Despite the layered examination of the ways in which speech limitations transform a person's experience of society (and, unfortunately, society's general opinion of them), and what I thought was a really compelling setup for the story, there were also components that missed the mark for me. Mia, as a narrator, generally got on my nerves. She gets sidetracked and goes on tangents, so much so that she pushes her tangential thoughts to footnotes. That made me wonder if this was intentionally done from the start by Kim, or if an editor was bothered like me to the point that the footnotes were suggested. Mia also draws really unlikely conclusions; I can't provide examples without spoiling the story, but suffice it to say that I don't think any reasonable reader would agree with some of her deductions throughout the story. When she gets worked up and rails against her father for things he clearly didn't do, I couldn't help but roll my eyes.


Lastly -- and I feel like I can say this without spoiling anything -- the central mystery is only somewhat resolved. More than many, I am often okay with that type of ambiguity (my sister is still mad at me for recommending Tana French's In The Woods, which leaves you guessing a bit at the end). Kim actually broaches the topic in the book. With around 100 pages remaining, Mia says the following:


"A horrible idea occurred to me. What if we never find the answer? I hate leaving puzzles incomplete, cannot stand equations I can't solve, get infuriated by those giving-audience-agency stories without definitive answers -- The Little Prince (Dad's favorite book and thus the first of these types of books I ever read), Dad's old Choose Your Own Adventure books, the Black Mirror episode "Bandersnatch" with its over one million variations, Life of Pi, Inception, The Sopranos's ending."


Given Mia's -- our narrator's -- aversion to the unresolved, that passage made me think, "okay, there's no way that they don't fully tie up the details here". Even more, I was hoping for a shocking reveal. But instead the reader is presented a plausible scenario and then left to draw their own conclusions with most of the information.

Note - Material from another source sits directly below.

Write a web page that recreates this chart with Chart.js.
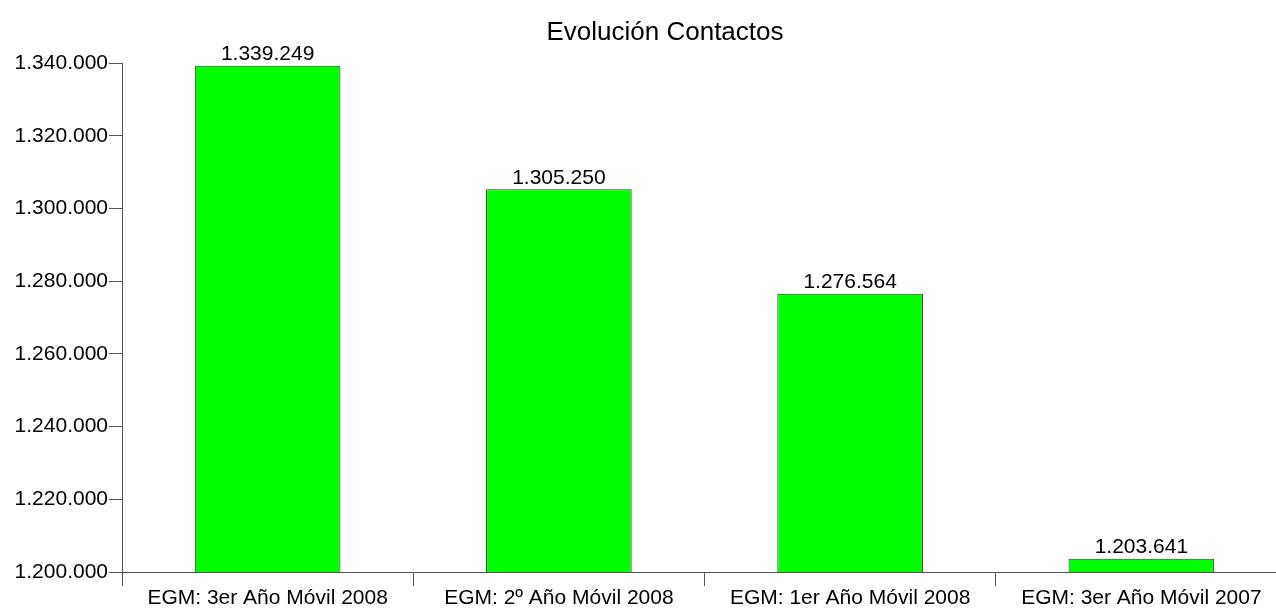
<!DOCTYPE html>
<html>
<head>
<meta charset="utf-8">
<script src="https://cdn.jsdelivr.net/npm/chart.js@4"></script>
<style>
  html, body { margin: 0; padding: 0; background: #fff; overflow: hidden; }
  #wrap { width: 1330px; height: 611px; }
</style>
</head>
<body>
<div id="wrap"><canvas id="chart" width="1330" height="611"></canvas></div>
<script>
// Chart data
const categories = [
  'EGM: 3er Año Móvil 2008',
  'EGM: 2º Año Móvil 2008',
  'EGM: 1er Año Móvil 2008',
  'EGM: 3er Año Móvil 2007'
];
const contactos = [1339249, 1305250, 1276564, 1203641];
const yMin = 1200000;
const yMax = 1340000;
const yStep = 20000;
const chartTitle = 'Evolución Contactos';

const FONT = '"Liberation Sans", Arial, sans-serif';

// 1.339.249 style numbers
function fmt(n) {
  return String(n).replace(/\B(?=(\d{3})+(?!\d))/g, '.');
}

// Title centred on the whole canvas (the plot runs past the window edge)
const canvasTitle = {
  id: 'canvasTitle',
  afterDraw(chart) {
    const ctx = chart.ctx;
    ctx.save();
    ctx.font = '26px ' + FONT;
    ctx.fillStyle = '#000';
    ctx.textAlign = 'center';
    ctx.textBaseline = 'middle';
    ctx.fillText(chartTitle, chart.width / 2, 33);
    ctx.restore();
  }
};

// Value labels on top of each bar
const valueLabels = {
  id: 'valueLabels',
  afterDatasetsDraw(chart) {
    const ctx = chart.ctx;
    const meta = chart.getDatasetMeta(0);
    ctx.save();
    ctx.font = '21px ' + FONT;
    ctx.fillStyle = '#000';
    ctx.textAlign = 'center';
    ctx.textBaseline = 'bottom';
    meta.data.forEach((bar, i) => {
      ctx.fillText(fmt(contactos[i]), bar.x, bar.y - 1);
    });
    ctx.restore();
  }
};

const ctx = document.getElementById('chart').getContext('2d');
new Chart(ctx, {
  type: 'bar',
  data: {
    labels: categories,
    datasets: [{
      data: contactos,
      backgroundColor: '#00FF00',
      borderColor: '#333333',
      borderWidth: 1,
      borderSkipped: 'bottom',
      barPercentage: 0.5,
      categoryPercentage: 1.0
    }]
  },
  options: {
    responsive: false,
    animation: false,
    layout: { padding: { left: 0, right: 43, top: 63, bottom: 0 } },
    plugins: {
      legend: { display: false },
      tooltip: { enabled: false },
      title: { display: false }
    },
    scales: {
      x: {
        grid: { offset: true, drawOnChartArea: false, tickLength: 14, color: '#555' },
        border: { color: '#555' },
        ticks: { color: '#000', font: { family: FONT, size: 21 }, padding: 0, maxRotation: 0 },
        afterFit(scale) { scale.height = 39; }
      },
      y: {
        min: yMin,
        max: yMax,
        grid: { drawOnChartArea: false, tickLength: 13, color: '#555' },
        border: { color: '#555' },
        ticks: {
          stepSize: yStep,
          color: '#000',
          font: { family: FONT, size: 21 },
          padding: 1,
          callback: (v) => fmt(v)
        },
        afterFit(scale) { scale.width = 122; }
      }
    }
  },
  plugins: [valueLabels, canvasTitle]
});
</script>
</body>
</html>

Overall, the story moved along, and despite some of the components that bothered me, I still mostly enjoyed it. Interestingly, one of the topics explored in Happiness Falls is how happiness is tied to expectations, and how inflated expectations prevent one from achieving maximum happiness. Given how much I enjoyed Miracle Creek and how intrigued I was by the premise of Happiness Falls, my expectations were quite high for this one. Unfortunately, that -- and this just not being as good of a book as Kim's first -- diminished my overall happiness with this read. If you're choosing only one Angie Kim novel, definitely choose Miracle Creek; and if you pick up Happiness Falls, keep those expectations in check. Maybe you'll end up happier with it than me.